── DATA SHOWN
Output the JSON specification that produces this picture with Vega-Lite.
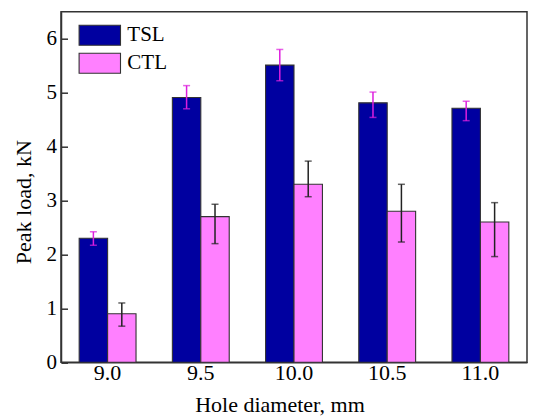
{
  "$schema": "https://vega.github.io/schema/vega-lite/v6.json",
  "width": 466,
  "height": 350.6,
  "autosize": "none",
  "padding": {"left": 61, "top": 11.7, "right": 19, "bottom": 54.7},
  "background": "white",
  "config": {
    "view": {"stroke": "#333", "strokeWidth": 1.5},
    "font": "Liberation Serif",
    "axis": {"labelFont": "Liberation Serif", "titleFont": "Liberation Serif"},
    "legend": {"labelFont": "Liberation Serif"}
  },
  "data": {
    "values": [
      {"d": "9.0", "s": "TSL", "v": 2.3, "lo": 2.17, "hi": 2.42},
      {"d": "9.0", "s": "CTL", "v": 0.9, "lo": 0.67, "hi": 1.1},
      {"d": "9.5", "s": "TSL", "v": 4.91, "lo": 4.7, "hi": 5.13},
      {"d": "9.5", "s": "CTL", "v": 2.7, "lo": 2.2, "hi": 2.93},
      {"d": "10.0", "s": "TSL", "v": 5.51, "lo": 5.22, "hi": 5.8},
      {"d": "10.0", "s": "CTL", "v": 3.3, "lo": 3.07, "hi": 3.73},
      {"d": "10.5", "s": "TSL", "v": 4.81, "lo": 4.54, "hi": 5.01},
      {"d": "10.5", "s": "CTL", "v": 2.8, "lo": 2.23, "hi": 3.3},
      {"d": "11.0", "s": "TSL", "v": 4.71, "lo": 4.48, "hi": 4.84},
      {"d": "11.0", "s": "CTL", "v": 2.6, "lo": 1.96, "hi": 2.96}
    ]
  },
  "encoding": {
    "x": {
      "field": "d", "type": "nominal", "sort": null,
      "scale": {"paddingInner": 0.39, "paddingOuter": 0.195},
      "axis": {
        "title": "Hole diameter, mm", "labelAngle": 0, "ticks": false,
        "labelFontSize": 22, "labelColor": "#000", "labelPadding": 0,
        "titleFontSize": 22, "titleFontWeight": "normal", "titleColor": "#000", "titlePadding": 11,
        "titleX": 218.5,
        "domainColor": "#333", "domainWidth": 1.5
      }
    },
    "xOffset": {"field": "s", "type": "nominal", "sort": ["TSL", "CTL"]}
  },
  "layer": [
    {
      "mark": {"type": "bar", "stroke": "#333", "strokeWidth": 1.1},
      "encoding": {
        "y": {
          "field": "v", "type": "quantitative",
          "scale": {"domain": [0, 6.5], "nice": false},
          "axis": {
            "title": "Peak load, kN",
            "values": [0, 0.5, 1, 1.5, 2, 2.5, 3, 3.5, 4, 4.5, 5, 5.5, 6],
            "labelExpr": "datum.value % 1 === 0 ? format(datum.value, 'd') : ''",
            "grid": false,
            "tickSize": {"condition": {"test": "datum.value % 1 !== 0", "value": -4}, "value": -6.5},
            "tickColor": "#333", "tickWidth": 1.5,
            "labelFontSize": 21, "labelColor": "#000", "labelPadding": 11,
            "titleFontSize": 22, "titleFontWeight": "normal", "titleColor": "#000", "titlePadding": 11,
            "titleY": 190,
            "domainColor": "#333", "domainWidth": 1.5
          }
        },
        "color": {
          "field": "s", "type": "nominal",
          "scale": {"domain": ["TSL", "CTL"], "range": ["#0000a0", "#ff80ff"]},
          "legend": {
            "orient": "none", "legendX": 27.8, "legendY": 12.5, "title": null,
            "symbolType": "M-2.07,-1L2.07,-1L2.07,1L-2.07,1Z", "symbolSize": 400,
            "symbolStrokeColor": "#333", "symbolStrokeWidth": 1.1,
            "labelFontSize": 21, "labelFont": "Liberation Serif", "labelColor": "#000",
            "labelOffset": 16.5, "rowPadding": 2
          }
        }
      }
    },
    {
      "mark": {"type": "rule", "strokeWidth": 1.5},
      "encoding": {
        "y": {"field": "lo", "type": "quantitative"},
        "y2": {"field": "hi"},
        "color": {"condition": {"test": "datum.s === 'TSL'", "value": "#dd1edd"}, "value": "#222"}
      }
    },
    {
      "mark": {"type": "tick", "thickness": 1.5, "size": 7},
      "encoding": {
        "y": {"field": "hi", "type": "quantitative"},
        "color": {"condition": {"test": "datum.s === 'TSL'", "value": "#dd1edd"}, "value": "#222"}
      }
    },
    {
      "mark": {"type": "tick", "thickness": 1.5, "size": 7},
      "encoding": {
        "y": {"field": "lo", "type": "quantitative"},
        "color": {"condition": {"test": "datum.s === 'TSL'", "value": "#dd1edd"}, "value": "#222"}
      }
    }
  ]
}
────
• **TO DO**
Write the lines above out again exactly, without any of their pictures.

• **REPLY TO THE TASK**
Output the JSON specification that produces this picture with Vega-Lite.
{
  "$schema": "https://vega.github.io/schema/vega-lite/v6.json",
  "width": 466,
  "height": 350.6,
  "autosize": "none",
  "padding": {"left": 61, "top": 11.7, "right": 19, "bottom": 54.7},
  "background": "white",
  "config": {
    "view": {"stroke": "#333", "strokeWidth": 1.5},
    "font": "Liberation Serif",
    "axis": {"labelFont": "Liberation Serif", "titleFont": "Liberation Serif"},
    "legend": {"labelFont": "Liberation Serif"}
  },
  "data": {
    "values": [
      {"d": "9.0", "s": "TSL", "v": 2.3, "lo": 2.17, "hi": 2.42},
      {"d": "9.0", "s": "CTL", "v": 0.9, "lo": 0.67, "hi": 1.1},
      {"d": "9.5", "s": "TSL", "v": 4.91, "lo": 4.7, "hi": 5.13},
      {"d": "9.5", "s": "CTL", "v": 2.7, "lo": 2.2, "hi": 2.93},
      {"d": "10.0", "s": "TSL", "v": 5.51, "lo": 5.22, "hi": 5.8},
      {"d": "10.0", "s": "CTL", "v": 3.3, "lo": 3.07, "hi": 3.73},
      {"d": "10.5", "s": "TSL", "v": 4.81, "lo": 4.54, "hi": 5.01},
      {"d": "10.5", "s": "CTL", "v": 2.8, "lo": 2.23, "hi": 3.3},
      {"d": "11.0", "s": "TSL", "v": 4.71, "lo": 4.48, "hi": 4.84},
      {"d": "11.0", "s": "CTL", "v": 2.6, "lo": 1.96, "hi": 2.96}
    ]
  },
  "encoding": {
    "x": {
      "field": "d", "type": "nominal", "sort": null,
      "scale": {"paddingInner": 0.39, "paddingOuter": 0.195},
      "axis": {
        "title": "Hole diameter, mm", "labelAngle": 0, "ticks": false,
        "labelFontSize": 22, "labelColor": "#000", "labelPadding": 0,
        "titleFontSize": 22, "titleFontWeight": "normal", "titleColor": "#000", "titlePadding": 11,
        "titleX": 218.5,
        "domainColor": "#333", "domainWidth": 1.5
      }
    },
    "xOffset": {"field": "s", "type": "nominal", "sort": ["TSL", "CTL"]}
  },
  "layer": [
    {
      "mark": {"type": "bar", "stroke": "#333", "strokeWidth": 1.1},
      "encoding": {
        "y": {
          "field": "v", "type": "quantitative",
          "scale": {"domain": [0, 6.5], "nice": false},
          "axis": {
            "title": "Peak load, kN",
            "values": [0, 0.5, 1, 1.5, 2, 2.5, 3, 3.5, 4, 4.5, 5, 5.5, 6],
            "labelExpr": "datum.value % 1 === 0 ? format(datum.value, 'd') : ''",
            "grid": false,
            "tickSize": {"condition": {"test": "datum.value % 1 !== 0", "value": -4}, "value": -6.5},
            "tickColor": "#333", "tickWidth": 1.5,
            "labelFontSize": 21, "labelColor": "#000", "labelPadding": 11,
            "titleFontSize": 22, "titleFontWeight": "normal", "titleColor": "#000", "titlePadding": 11,
            "titleY": 190,
            "domainColor": "#333", "domainWidth": 1.5
          }
        },
        "color": {
          "field": "s", "type": "nominal",
          "scale": {"domain": ["TSL", "CTL"], "range": ["#0000a0", "#ff80ff"]},
          "legend": {
            "orient": "none", "legendX": 27.8, "legendY": 12.5, "title": null,
            "symbolType": "M-2.07,-1L2.07,-1L2.07,1L-2.07,1Z", "symbolSize": 400,
            "symbolStrokeColor": "#333", "symbolStrokeWidth": 1.1,
            "labelFontSize": 21, "labelFont": "Liberation Serif", "labelColor": "#000",
            "labelOffset": 16.5, "rowPadding": 2
          }
        }
      }
    },
    {
      "mark": {"type": "rule", "strokeWidth": 1.5},
      "encoding": {
        "y": {"field": "lo", "type": "quantitative"},
        "y2": {"field": "hi"},
        "color": {"condition": {"test": "datum.s === 'TSL'", "value": "#dd1edd"}, "value": "#222"}
      }
    },
    {
      "mark": {"type": "tick", "thickness": 1.5, "size": 7},
      "encoding": {
        "y": {"field": "hi", "type": "quantitative"},
        "color": {"condition": {"test": "datum.s === 'TSL'", "value": "#dd1edd"}, "value": "#222"}
      }
    },
    {
      "mark": {"type": "tick", "thickness": 1.5, "size": 7},
      "encoding": {
        "y": {"field": "lo", "type": "quantitative"},
        "color": {"condition": {"test": "datum.s === 'TSL'", "value": "#dd1edd"}, "value": "#222"}
      }
    }
  ]
}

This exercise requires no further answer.